The Egg performance
I built a big Egg it and lived in it for a week spending 23 hours a day inside. Inhabiting the Egg was a durational performance, it started when I first climbed into the Egg to inhabit it and ended when I hatched myself out in April 2024. When hatching, I destroyed the Egg making it impossible for me to change my mind, come back and start living there again at some point.
The Egg was made of plaster, chicken wire and wood. It was around 12 feet tall.
Here are a few basic rules of the Egg performance:
the performer could step out from the Egg as needed but total of all minutes spent outside could not exceed 1 hour out-of-the-Egg limit a day;
the Egg could host more than one inhabitant at a time if the audience wanted to temporarily inhabit it too;
the Egg could never ask for anything — but it could gratefully receive offerings of food, beverages or warmer clothes if the intention to offer originally came from the audience;
the performer was not allowed to use any gadgets, music, books or other distracting things for entertainment;
the performer was allowed to talk and interact with the audience.

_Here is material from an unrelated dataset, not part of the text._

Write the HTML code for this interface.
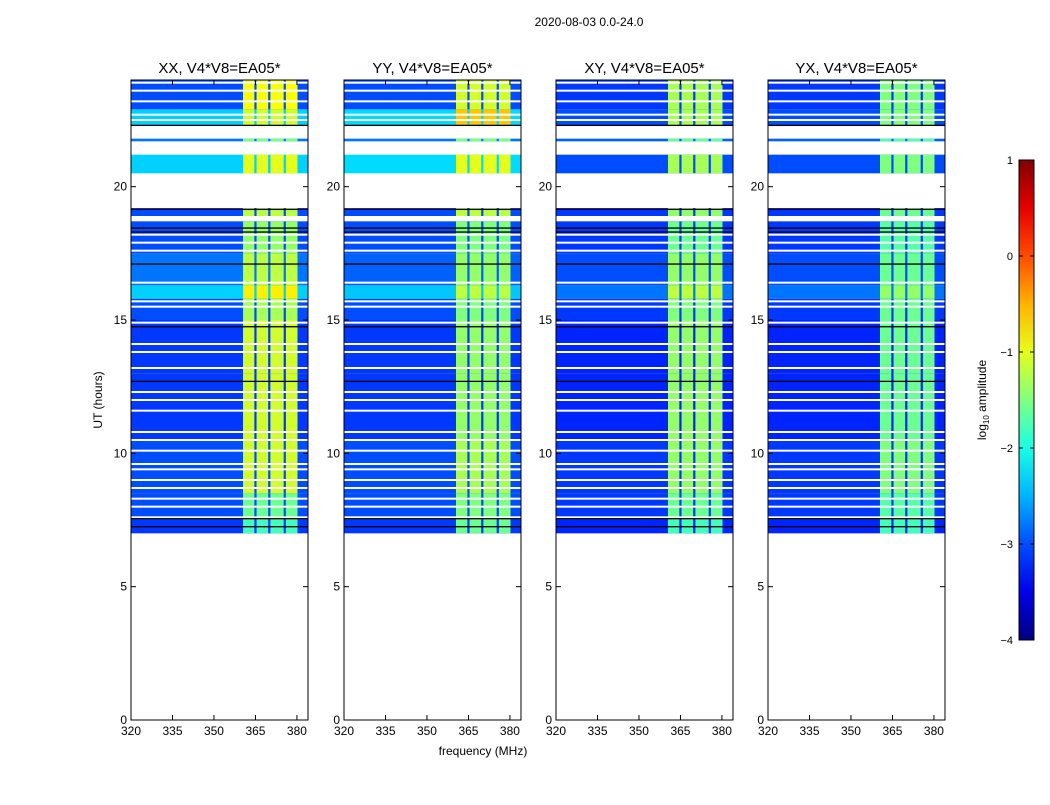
<!DOCTYPE html>
<html><head><meta charset="utf-8"><style>
body{margin:0;background:#fff;}
svg text{font-family:"Liberation Sans","DejaVu Sans",sans-serif;fill:#000;}
</style></head><body>
<svg id="fig" width="1050" height="800" viewBox="0 0 1050 800" xmlns="http://www.w3.org/2000/svg">
<text x="589" y="26" font-size="12" text-anchor="middle">2020-08-03 0.0-24.0</text>
<text transform="translate(102,400) rotate(-90)" font-size="12" text-anchor="middle">UT (hours)</text>
<text x="483" y="755" font-size="12" text-anchor="middle">frequency (MHz)</text>
<g id="panels"></g>
<g id="cbar"></g>
<text transform="translate(986,400) rotate(-90)" font-size="12" text-anchor="middle">log<tspan font-size="8" dy="3">10</tspan><tspan dy="-3"> amplitude</tspan></text>
</svg>
<script>
const categories = ["XX","YY","XY","YX"];
const panelTitles = ["XX, V4*V8=EA05*","YY, V4*V8=EA05*","XY, V4*V8=EA05*","YX, V4*V8=EA05*"];
const segStart = [7.0,7.5,8.5,10.5,13.0,15.0,15.8,16.3,17.5,18.9,20.5,21.7,22.3,22.9];
const segEnd   = [7.5,8.5,10.5,13.0,15.0,15.8,16.3,17.5,18.7,19.2,21.2,21.8,22.9,24.0];
const bgXX   = [-3.1,-3.0,-3.0,-3.1,-3.1,-3.0,-2.35,-2.8,-3.0,-3.0,-2.35,-2.8,-2.35,-3.0];
const bandXX = [-1.8,-1.6,-1.1,-1.1,-1.1,-1.3,-0.8,-1.2,-1.4,-1.2,-1.0,-1.5,-1.1,-0.9];
const bgYY   = [-3.1,-3.0,-3.0,-3.1,-3.1,-3.0,-2.4,-2.9,-3.0,-3.0,-2.3,-2.8,-2.3,-3.0];
const bandYY = [-1.6,-1.5,-1.3,-1.4,-1.4,-1.5,-1.2,-1.4,-1.5,-1.2,-1.0,-1.5,-0.6,-1.1];
const bgXY   = [-3.2,-3.1,-3.1,-3.2,-3.2,-3.1,-2.8,-3.0,-3.1,-3.1,-3.0,-2.9,-3.0,-3.1];
const bandXY = [-1.8,-1.6,-1.4,-1.4,-1.4,-1.5,-1.2,-1.4,-1.6,-1.4,-1.3,-1.6,-1.3,-1.3];
const bgYX   = [-3.2,-3.1,-3.1,-3.2,-3.2,-3.1,-2.8,-3.0,-3.1,-3.1,-3.0,-2.9,-3.0,-3.1];
const bandYX = [-1.8,-1.7,-1.5,-1.6,-1.6,-1.6,-1.4,-1.6,-1.7,-1.6,-1.5,-1.7,-1.5,-1.5];
const bandLo = [360.5,365.4,370.4,376.0];
const bandHi = [364.6,369.6,375.2,380.2];
const whiteLines = [7.6,8.0,8.3,8.7,9.0,9.4,9.6,10.1,10.5,10.8,11.6,12.0,12.3,13.2,13.8,14.1,14.9,15.5,15.7,16.4,17.6,17.9,18.2,22.5,22.7,23.2,23.6,23.9];
const blackLines = [7.25,7.55,12.7,14.75,17.1,18.3,18.45,19.15,22.3];
const yTicks = [0,5,10,15,20];
const xTicks = [320,335,350,365,380];
const cbTicks = [1,0,-1,-2,-3,-4];

const bgs=[bgXX,bgYY,bgXY,bgYX], bands=[bandXX,bandYY,bandXY,bandYX];
const lefts=[131,344,556,768], PW=177, TOP=80, BOT=720, F0=320, F1=384, T1=24;
const NS="http://www.w3.org/2000/svg";
function jet(v){v=(v+4)/5;v=Math.max(0,Math.min(1,v));
 const c=x=>Math.round(255*Math.max(0,Math.min(1,1.5-Math.abs(4*v-x))));
 return `rgb(${c(3)},${c(2)},${c(1)})`;}
function mk(tag,attrs,parent){const e=document.createElementNS(NS,tag);for(const k in attrs)e.setAttribute(k,attrs[k]);parent.appendChild(e);return e;}
const yS=t=>BOT-(t/T1)*(BOT-TOP);
const root=document.getElementById('panels');
categories.forEach((cat,p)=>{
 const L=lefts[p]; const xS=f=>L+(f-F0)/(F1-F0)*PW;
 const g=mk('g',{},root);
 
 
 segStart.forEach((s,i)=>{
  const y0=yS(segEnd[i]), y1=yS(s);
  const r=mk('rect',{x:L,y:y0,width:PW,height:y1-y0,fill:jet(bgs[p][i])},g);
  
  
  bandLo.forEach((lo,j)=>{
   const b=mk('rect',{x:xS(lo),y:y0,width:xS(bandHi[j])-xS(lo),height:y1-y0,fill:jet(bands[p][i])},g);
   
   
  });
 });
 whiteLines.forEach(t=>{const l=mk('rect',{x:L,y:yS(t)-1,width:PW,height:2,fill:'#fff'},g);
  
  });
 blackLines.forEach(t=>{const l=mk('rect',{x:L,y:yS(t)-0.6,width:PW,height:1.3,fill:'#000'},g);
  
  });
 const fr=mk('rect',{x:L,y:TOP,width:PW,height:BOT-TOP,fill:'none',stroke:'#000','stroke-width':1},g);
 
 
 const tt=mk('text',{x:L+PW/2,y:73,'font-size':15,'text-anchor':'middle'},g);tt.textContent=panelTitles[p];
 
 
 yTicks.forEach(t=>{const y=yS(t);
  mk('line',{x1:L,x2:L+5,y1:y,y2:y,stroke:'#000'},g);mk('line',{x1:L+PW-5,x2:L+PW,y1:y,y2:y,stroke:'#000'},g);
  const tx=mk('text',{x:L-4,y:y+4,'font-size':12,'text-anchor':'end'},g);tx.textContent=t;
  
  });
 xTicks.forEach(f=>{const x=xS(f);
  mk('line',{x1:x,x2:x,y1:BOT,y2:BOT-5,stroke:'#000'},g);mk('line',{x1:x,x2:x,y1:TOP,y2:TOP+5,stroke:'#000'},g);
  const tx=mk('text',{x:x,y:BOT+15,'font-size':12,'text-anchor':'middle'},g);tx.textContent=f;
  
  });
});
const cb=document.getElementById('cbar');
const CX=1019,CW=15,CT=160,CB=640;
const cy=v=>CB-(v+4)/5*(CB-CT);
const defs=mk('defs',{},cb);
const grad=mk('linearGradient',{id:'jetg',x1:0,y1:1,x2:0,y2:0},defs);
[-4,-3.5,-3,-2.5,-2,-1.5,-1,-0.5,0,0.5,1].forEach((v,i)=>mk('stop',{offset:(v+4)/5,'stop-color':jet(v)},grad));
mk('rect',{x:CX,y:CT,width:CW,height:CB-CT,fill:'url(#jetg)',stroke:'#000'},cb);
cbTicks.forEach(v=>{const y=cy(v);
 mk('line',{x1:CX,x2:CX+4,y1:y,y2:y,stroke:'#000'},cb);mk('line',{x1:CX+CW-4,x2:CX+CW,y1:y,y2:y,stroke:'#000'},cb);
 const tx=mk('text',{x:1013,y:y+4,'font-size':11,'text-anchor':'end'},cb);tx.textContent=(v<0?'\u2212'+(-v):v);
 
 });
</script>
</body></html>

Because the idea of artist’s transformation over the duration of the performance is crucial for this specific piece, I am sharing more thoughts and insights from my experience of living in the Egg:
[click on it to open this page on CalArts website]
The piece took place in California Institute of the Arts, where artists like Chris Burden, Faith Wilding, Jack Goldstein, Alison Knowles and others presented conceptual performances from the 1970s onward.
Since starting at CalArts, I always wanted to bring the crazy artistic spirit of that time back to campus. This was my intuitive understanding of how I want it to be in CalArts and how I want CalArts to feel and to look like, despite all the challenges of the modern mentality, safety regulations and required policies of a higher education institution.
‘The CalArts way’ page of the art school’s website explains what CalArts is and emphasizes on that ‘we do things a bit differently’. One of the examples of what sets CalArts apart is ‘a durational performance art piece in a giant-sized egg.’